"The most significant answer, I’d suggest, is the growing - TopicsExpress



          

"The most significant answer, I’d suggest, is the growing importance of monopoly rents: profits that don’t represent returns on investment, but instead reflect the value of market dominance. Sometimes that dominance seems deserved, sometimes not; but, either way, the growing importance of rents is producing a new disconnect between profits and production and may be a factor prolonging the slump. To see what I’m talking about, consider the differences between the iconic companies of two different eras: General Motors in the 1950s and 1960s, and Apple today. Obviously, G.M. in its heyday had a lot of market power. Nonetheless, the company’s value came largely from its productive capacity: it owned hundreds of factories and employed around 1 percent of the total nonfarm work force. Apple, by contrast, seems barely tethered to the material world. Depending on the vagaries of its stock price, it’s either the highest-valued or the second-highest-valued company in America, but it employs less than 0.05 percent of our workers.

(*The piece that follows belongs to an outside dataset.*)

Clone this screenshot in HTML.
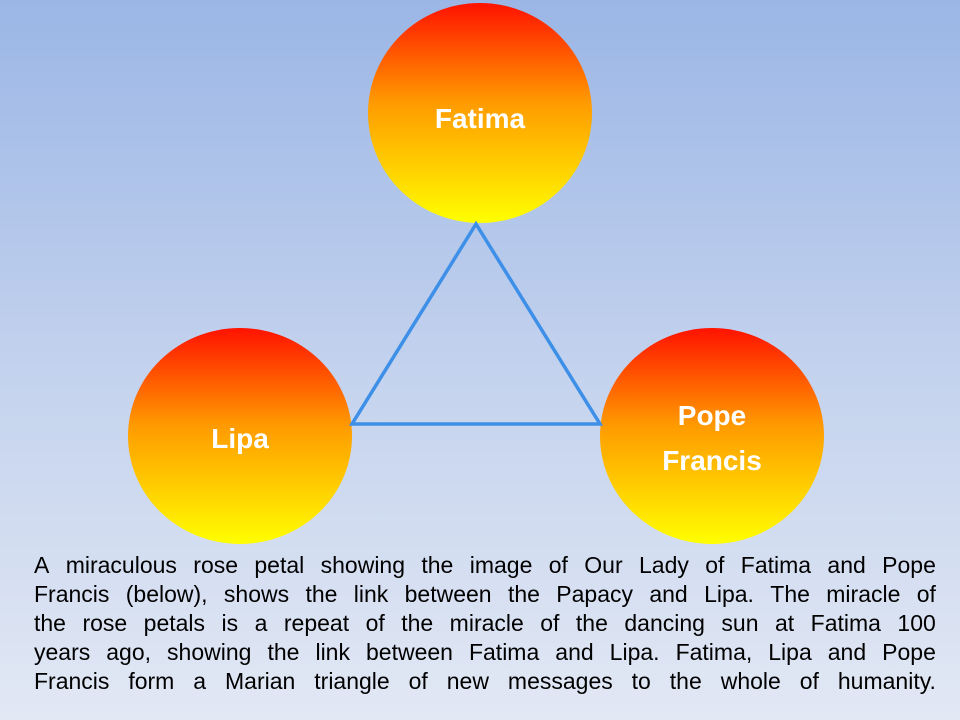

To some extent, that’s because it has outsourced almost all its production overseas. But the truth is that the Chinese aren’t making that much money from Apple sales either. To a large extent, the price you pay for an iWhatever is disconnected from the cost of producing the gadget. Apple simply charges what the traffic will bear, and given the strength of its market position, the traffic will bear a lot... Or to put it differently, rising monopoly rents can and arguably have had the effect of simultaneously depressing both wages and the perceived return on investment. You might suspect that this can’t be good for the broader economy, and you’d be right. If household income and hence household spending is held down because labor gets an ever-smaller share of national income, while corporations, despite soaring profits, have little incentive to invest, you have a recipe for persistently depressed demand. I don’t think this is the only reason our recovery has been so weak — weak recoveries are normal after financial crises — but it’s probably a contributory factor. Just to be clear, nothing I’ve said here makes the lessons of history irrelevant. In particular, the widening disconnect between profits and production does nothing to weaken the case for expansionary monetary and fiscal policy as long as the economy stays depressed. But the economy is changing, and in future columns I’ll try to say something about what that means for policy."